The Alabama Democratic Party, in a news release sent Wednesday, said that a midday lunch rally in Columbus is not the first time that Democrats in the two states worked together. Georgia Democrats were in Alabama in 2017, to support the Jones candidacy and “now Alabama Democrats are working together to return the favor.”
“They not only provided extra hands and feet, they provided extra energy as we saw that our election mattered to the whole country, and this is a small step to repay the favor,” Coleman said.
Bullock said that despite Walker’s problems, and Warnock’s overwhelming fundraising advantage, history is on the side of the GOP in Georgia.
Of the past five Senate general election runoff elections in Georgia, only once has an incumbent won – Republican incumbent U.S. Senator Saxby Chambliss in 2008.
Warnock led Walker by around 37,000 votes of 4 million cast during the November 8 election but came up short of the 50% needed to avoid the runoff.

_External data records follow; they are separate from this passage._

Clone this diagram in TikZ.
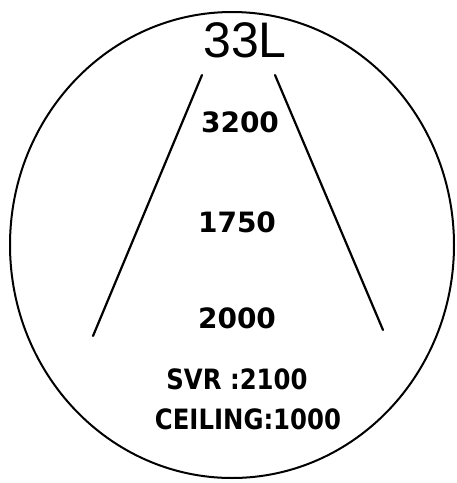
\documentclass[tikz,border=0pt]{standalone}
\usepackage{fontspec}
\setmainfont{Liberation Sans}
\newfontfamily\boldlbl{DejaVu Sans}
\tikzset{
  lbl/.style={font=\boldlbl\bfseries\fontsize{28}{32}\selectfont, inner sep=0pt, xscale=1.0},
  wlbl/.style={lbl, xscale=0.87},
  ttl/.style={font=\fontsize{50}{56}\selectfont, inner sep=0pt},
  edge/.style={line width=2.2pt, line cap=round}
}
\begin{document}
\begin{tikzpicture}[x=1pt,y=-1pt]
\useasboundingbox (0,0) rectangle (457,483);
\fill[white] (0,0) rectangle (457,483);
\draw[line width=2pt] (232,245) ellipse [x radius=222, y radius=233];
\node[ttl] (rwy) at (245,40) {33L};
\coordinate (l1) at (202,75);
\coordinate (l2) at (93,336);
\coordinate (r1) at (275,75);
\coordinate (r2) at (383,330);
\draw[edge] (l1) -- (l2);
\draw[edge] (r1) -- (r2);
\node[lbl] (a) at (240,122) {3200};
\node[lbl] (b) at (237,222) {1750};
\node[lbl] (c) at (237,318) {2000};
\node[wlbl] (svr) at (237,379) {SVR :2100};
\node[wlbl] (ceil) at (248,419) {CEILING:1000};
\end{tikzpicture}
\end{document}
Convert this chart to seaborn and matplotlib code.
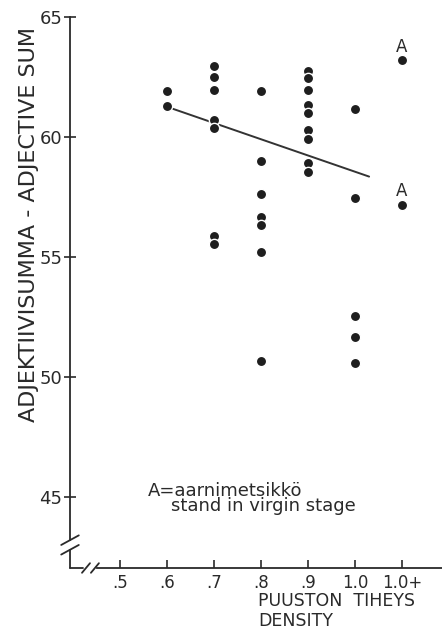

Libertarian candidate Chase Oliver’s 81,365 votes, or 2%, enabled the contest to go to the runoff.
The Georgia elections showed that split ticketing occurred in a state considered one of the few “purple” states in the U.S. where Democrats and Republicans battle for supremacy. Kemp, who handily defeated Democratic challenger Stacey Abrams, received more than 164,000 votes than Walker.
Limited polling has revealed very little. A bipartisan AARP poll showed Warnock leading by 4 points. A survey released Wednesday by FrederickPolls, COMPETE Digital and AMMPolitical had both candidates deadlocked at 50%.
“If you look at history, it’s on Walker’s side and the Republicans side,” said Bullock, who said up until the 2020 Senate runoff races – which were won by Warnock and Democrat Jon Ossoff – no other Democratic politician had won the recent past Senate runoffs. “The pattern is usually that the Republicans are more successful in getting voters to come back.”
Bullock, though, said almost any other Republican candidate would have likely defeated Warnock during the first round of voting.
“(Walker) may be the only person Republicans nominated who couldn’t win,” he said. “Pick a person out of the phone directory and put an ‘R’ next to their name and they probably would win.”